LISA hopes to improve business for Chicago artists formerly
known as cosmetologists
Chicago Business Journal
Lewis Lazare
11 January 2016
LISA has arrived in Chicago. Launching today, LISA is a
beauty business app. Well, LISA is a person too. But for the purposes of this
story, LISA is an app that aims to make life more manageable for hundreds of
cosmetologists in the Chicago market. Except that in the world where LISA will
function, cosmetologists are now known as "artists."
LISA is the brainchild of founder and CEO Robert Richmond, a
former live theater actor and producer who left the arts to get into the
apartment-finding business via Chicago Apartment Finders in 2007. After rising
through the ranks, Richmond left Apartment Finders in 2014 to focus on
developing a new app for the beauty industry. Chicago Apartment Finders was
subsequently sold to Coldwell Banker.
Richmond's interest in the beauty biz came by way of his
wife Lisa Nation, herself a struggling beautician that Richmond wanted to help.
Noted the LISA CEO: "Artists need and deserve more control over what they
do and how they they do it. Our team has created a platform that enables
artists to better manage their business, make more money from their
extraordinary skills and gain more freedom and flexibility in their work."
The new beauty service app includes in its database artists
who specialize in hair, skin care, nail treatments and massage.
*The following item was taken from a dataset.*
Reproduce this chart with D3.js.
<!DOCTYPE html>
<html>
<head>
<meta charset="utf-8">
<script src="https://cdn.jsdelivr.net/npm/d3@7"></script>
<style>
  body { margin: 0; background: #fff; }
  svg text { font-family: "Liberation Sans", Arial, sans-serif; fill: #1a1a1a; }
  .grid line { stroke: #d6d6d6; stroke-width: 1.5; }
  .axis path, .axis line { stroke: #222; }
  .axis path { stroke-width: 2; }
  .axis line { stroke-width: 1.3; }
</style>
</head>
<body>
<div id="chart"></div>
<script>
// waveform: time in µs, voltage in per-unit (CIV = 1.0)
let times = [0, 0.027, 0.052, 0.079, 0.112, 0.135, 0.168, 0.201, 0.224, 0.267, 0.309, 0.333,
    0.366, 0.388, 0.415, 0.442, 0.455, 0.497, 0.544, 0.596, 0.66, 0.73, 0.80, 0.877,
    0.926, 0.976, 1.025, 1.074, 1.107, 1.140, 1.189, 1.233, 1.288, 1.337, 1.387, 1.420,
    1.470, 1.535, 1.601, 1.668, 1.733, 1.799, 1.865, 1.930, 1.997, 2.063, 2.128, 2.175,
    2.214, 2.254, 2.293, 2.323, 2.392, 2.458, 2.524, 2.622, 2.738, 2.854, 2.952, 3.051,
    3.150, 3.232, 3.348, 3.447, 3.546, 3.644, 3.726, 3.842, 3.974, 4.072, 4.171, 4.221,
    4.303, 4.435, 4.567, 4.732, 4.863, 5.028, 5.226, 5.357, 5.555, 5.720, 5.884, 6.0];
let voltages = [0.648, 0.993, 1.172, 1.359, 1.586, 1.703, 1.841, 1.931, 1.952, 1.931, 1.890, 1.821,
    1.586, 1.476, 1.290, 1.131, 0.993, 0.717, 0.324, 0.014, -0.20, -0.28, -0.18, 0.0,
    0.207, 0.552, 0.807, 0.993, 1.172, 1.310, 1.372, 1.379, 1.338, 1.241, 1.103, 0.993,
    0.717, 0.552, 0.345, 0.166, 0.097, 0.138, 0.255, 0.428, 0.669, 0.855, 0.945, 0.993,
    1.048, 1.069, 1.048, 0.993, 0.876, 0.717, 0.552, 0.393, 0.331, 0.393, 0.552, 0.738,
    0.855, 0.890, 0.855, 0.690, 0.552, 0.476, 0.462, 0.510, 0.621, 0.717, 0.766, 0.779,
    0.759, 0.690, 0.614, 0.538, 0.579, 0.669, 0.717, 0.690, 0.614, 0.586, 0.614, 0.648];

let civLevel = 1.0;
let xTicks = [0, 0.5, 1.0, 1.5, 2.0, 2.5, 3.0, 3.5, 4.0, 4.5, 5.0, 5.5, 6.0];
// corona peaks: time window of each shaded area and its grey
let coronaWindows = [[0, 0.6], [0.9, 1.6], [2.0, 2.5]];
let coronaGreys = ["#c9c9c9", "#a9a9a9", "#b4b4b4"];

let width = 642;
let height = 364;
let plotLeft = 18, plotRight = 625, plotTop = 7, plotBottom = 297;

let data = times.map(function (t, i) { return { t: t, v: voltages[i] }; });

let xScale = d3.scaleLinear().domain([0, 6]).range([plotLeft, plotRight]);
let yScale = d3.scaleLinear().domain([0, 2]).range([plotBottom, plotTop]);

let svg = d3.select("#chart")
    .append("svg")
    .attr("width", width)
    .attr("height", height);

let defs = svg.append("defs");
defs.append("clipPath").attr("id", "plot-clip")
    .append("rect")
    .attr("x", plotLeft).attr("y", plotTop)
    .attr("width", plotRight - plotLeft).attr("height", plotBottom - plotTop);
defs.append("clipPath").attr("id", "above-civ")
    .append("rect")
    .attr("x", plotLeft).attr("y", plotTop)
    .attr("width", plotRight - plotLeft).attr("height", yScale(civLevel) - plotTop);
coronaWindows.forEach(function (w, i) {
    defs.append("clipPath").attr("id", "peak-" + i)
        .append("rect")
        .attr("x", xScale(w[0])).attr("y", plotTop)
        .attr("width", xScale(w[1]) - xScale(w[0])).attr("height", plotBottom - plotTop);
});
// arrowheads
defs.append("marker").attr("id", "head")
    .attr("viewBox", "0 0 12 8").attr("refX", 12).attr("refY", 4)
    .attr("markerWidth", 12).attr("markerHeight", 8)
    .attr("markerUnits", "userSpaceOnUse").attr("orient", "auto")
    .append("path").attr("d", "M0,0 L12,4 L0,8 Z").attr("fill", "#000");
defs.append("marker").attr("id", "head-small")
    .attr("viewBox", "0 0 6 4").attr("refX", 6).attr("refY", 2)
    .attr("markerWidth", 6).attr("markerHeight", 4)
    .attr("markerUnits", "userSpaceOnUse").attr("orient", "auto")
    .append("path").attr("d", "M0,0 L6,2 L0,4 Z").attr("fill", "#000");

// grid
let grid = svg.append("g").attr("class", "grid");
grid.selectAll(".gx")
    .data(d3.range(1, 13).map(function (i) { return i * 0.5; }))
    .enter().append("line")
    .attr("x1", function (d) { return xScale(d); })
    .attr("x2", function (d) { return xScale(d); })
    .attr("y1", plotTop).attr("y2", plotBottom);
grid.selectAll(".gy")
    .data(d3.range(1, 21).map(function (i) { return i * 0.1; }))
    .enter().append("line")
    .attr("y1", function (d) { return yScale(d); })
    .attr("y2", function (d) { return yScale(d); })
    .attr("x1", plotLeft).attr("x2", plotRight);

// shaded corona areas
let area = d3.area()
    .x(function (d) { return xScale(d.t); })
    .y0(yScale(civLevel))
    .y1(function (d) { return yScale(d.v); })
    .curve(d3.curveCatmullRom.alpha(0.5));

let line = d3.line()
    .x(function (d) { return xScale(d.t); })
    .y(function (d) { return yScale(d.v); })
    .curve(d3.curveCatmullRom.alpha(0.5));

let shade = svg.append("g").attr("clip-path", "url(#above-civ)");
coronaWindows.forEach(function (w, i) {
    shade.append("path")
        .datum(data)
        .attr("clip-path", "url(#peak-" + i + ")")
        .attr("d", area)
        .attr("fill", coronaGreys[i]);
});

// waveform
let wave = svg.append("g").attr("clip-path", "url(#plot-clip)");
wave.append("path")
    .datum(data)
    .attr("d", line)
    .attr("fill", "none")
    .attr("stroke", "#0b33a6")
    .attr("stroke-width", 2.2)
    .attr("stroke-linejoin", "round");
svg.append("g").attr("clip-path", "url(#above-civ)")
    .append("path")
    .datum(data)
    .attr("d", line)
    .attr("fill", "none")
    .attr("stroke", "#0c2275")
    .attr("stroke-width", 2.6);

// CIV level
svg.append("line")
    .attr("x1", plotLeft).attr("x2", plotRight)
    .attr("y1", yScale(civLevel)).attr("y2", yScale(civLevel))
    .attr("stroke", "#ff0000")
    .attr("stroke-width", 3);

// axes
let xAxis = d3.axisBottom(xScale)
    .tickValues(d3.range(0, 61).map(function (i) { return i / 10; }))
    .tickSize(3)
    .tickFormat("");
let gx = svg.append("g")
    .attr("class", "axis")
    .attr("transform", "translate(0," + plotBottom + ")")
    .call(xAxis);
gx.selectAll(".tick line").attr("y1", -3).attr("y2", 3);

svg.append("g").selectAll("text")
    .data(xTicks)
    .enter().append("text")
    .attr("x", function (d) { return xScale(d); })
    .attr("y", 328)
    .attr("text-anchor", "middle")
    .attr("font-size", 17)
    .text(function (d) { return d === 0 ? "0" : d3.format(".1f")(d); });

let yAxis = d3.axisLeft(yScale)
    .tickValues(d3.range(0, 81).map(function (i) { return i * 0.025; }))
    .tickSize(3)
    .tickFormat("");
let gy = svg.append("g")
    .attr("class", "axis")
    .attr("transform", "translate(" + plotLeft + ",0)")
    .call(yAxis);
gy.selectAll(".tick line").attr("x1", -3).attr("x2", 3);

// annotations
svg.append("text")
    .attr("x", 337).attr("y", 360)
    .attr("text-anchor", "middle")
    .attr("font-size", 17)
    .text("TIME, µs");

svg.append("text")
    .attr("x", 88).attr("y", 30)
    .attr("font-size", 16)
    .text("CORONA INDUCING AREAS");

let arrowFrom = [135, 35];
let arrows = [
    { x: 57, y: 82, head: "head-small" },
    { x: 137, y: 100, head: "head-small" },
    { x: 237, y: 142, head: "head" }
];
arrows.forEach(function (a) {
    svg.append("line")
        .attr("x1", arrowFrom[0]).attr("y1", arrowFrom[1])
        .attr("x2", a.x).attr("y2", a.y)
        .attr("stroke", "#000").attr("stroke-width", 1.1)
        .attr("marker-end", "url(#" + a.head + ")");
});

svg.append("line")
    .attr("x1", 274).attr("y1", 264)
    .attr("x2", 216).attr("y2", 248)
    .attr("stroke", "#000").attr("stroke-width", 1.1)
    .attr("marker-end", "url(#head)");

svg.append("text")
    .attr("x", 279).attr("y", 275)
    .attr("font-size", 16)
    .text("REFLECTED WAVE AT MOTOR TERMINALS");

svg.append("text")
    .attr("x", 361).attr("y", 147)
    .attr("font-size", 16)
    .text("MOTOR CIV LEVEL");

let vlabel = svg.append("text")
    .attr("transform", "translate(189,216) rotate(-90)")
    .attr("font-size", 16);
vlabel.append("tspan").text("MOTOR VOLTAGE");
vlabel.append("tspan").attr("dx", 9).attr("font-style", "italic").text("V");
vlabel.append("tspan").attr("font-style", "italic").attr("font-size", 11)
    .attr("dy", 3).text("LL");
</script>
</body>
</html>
Would-be
clients can scan LISA's list of beauty artists and organize an appointment with
one using a geo-specific locator and other advanced customization features
based on artist rating, price, location and availability. Services are
scheduled "on-demand" within as soon as an hour of a request or for a
future time and date. Payments are automatically charged to a credit card.
A spokeswoman for LISA said upwards of 2,700 beauty artists
have pre-registered for inclusion in the app's data bank. But due to the
background checks being performed on all artists, only about 150 were in the
system by today's launch.
LISA also comes with a built-in safety feature through a
partnership with Lifeline Response, a mobile security monitoring system that
allows clients or artists to alert authorities if they encounter an
uncomfortable situation.
Though it remains to be seen how many potential clients will
want to organize a haircut or pedicure in their office or home, LISA founder
Richmond thinks his new app could make life more pleasant and more profitable
for its artists, while providing a real convenience for clients.
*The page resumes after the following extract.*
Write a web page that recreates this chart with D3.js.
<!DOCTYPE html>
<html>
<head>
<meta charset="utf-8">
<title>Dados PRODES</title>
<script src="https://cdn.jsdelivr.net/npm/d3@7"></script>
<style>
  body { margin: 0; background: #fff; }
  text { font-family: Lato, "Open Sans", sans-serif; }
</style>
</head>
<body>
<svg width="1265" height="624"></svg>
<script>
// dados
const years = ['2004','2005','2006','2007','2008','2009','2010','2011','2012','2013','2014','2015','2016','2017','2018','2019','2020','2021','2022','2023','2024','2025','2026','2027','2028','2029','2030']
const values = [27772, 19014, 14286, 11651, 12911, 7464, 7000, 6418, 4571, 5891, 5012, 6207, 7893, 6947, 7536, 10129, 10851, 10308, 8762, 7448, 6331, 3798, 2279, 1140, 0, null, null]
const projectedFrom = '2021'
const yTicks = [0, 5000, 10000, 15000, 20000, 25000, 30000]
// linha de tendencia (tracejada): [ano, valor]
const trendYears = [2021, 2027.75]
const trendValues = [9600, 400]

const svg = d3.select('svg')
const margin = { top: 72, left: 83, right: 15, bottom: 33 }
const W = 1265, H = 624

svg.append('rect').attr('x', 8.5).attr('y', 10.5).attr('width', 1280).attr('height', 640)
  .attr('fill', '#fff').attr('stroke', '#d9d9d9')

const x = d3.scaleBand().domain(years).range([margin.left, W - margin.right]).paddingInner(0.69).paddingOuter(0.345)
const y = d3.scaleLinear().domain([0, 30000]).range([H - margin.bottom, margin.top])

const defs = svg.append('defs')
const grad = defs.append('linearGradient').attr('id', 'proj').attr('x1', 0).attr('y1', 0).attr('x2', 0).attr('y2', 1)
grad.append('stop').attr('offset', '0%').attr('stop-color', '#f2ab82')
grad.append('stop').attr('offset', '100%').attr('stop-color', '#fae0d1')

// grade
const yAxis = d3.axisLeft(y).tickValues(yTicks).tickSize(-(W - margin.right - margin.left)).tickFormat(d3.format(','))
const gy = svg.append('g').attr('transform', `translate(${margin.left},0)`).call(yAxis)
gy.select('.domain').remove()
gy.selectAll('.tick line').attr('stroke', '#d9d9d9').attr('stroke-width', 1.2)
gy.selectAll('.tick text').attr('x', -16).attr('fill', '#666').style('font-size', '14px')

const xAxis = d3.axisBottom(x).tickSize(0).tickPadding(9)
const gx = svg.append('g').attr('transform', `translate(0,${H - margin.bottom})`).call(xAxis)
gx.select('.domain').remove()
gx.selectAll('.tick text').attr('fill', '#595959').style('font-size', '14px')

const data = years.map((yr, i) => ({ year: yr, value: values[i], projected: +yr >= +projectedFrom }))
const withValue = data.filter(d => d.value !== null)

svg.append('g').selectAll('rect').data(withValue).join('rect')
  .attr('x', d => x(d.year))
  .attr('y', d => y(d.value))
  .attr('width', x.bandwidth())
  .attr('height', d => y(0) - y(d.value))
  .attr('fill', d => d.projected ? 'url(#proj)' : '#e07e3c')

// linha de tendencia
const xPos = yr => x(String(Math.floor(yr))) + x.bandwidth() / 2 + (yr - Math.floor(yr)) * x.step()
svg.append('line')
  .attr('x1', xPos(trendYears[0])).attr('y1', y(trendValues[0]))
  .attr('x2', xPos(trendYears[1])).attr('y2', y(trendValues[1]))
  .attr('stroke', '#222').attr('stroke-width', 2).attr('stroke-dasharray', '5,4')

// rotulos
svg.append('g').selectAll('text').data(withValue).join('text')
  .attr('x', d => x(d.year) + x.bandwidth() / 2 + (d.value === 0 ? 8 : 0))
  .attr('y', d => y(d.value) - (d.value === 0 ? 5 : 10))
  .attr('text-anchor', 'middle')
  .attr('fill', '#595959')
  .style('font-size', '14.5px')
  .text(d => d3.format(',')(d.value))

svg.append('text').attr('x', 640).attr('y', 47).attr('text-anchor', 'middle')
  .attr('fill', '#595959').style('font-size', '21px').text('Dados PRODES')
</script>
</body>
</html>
And beauty artists could use the extra cash LISA may
generate for them.
Per the United States Bureau of Labor Statistics, as of
2014, the U.S. beauty industry was composed of more than 1 million
professionals who earned a median annual wage of $23,120. In the typical beauty
salon structure, beauty artists typically keep only about 45 to 60 percent of
the fees salons charge. Because LISA takes only 20 percent of the fee a beauty
artist charges a client, the beauty app allows artists to retain more of what
they earn.
A spokeswoman for LISA said there are "dozens" of
investors in LISA, but the company is not yet ready to release a full list of
them or the amount of funding raised. LISA was developed separately from
Chicago tech incubator 1871, but shares office space with it.
Now LISA is focused only on the Chicago market. But, if all
goes well, it could expand to other markets within the next 18 months. The
downloadable LISA app works on both iOS and Android systems.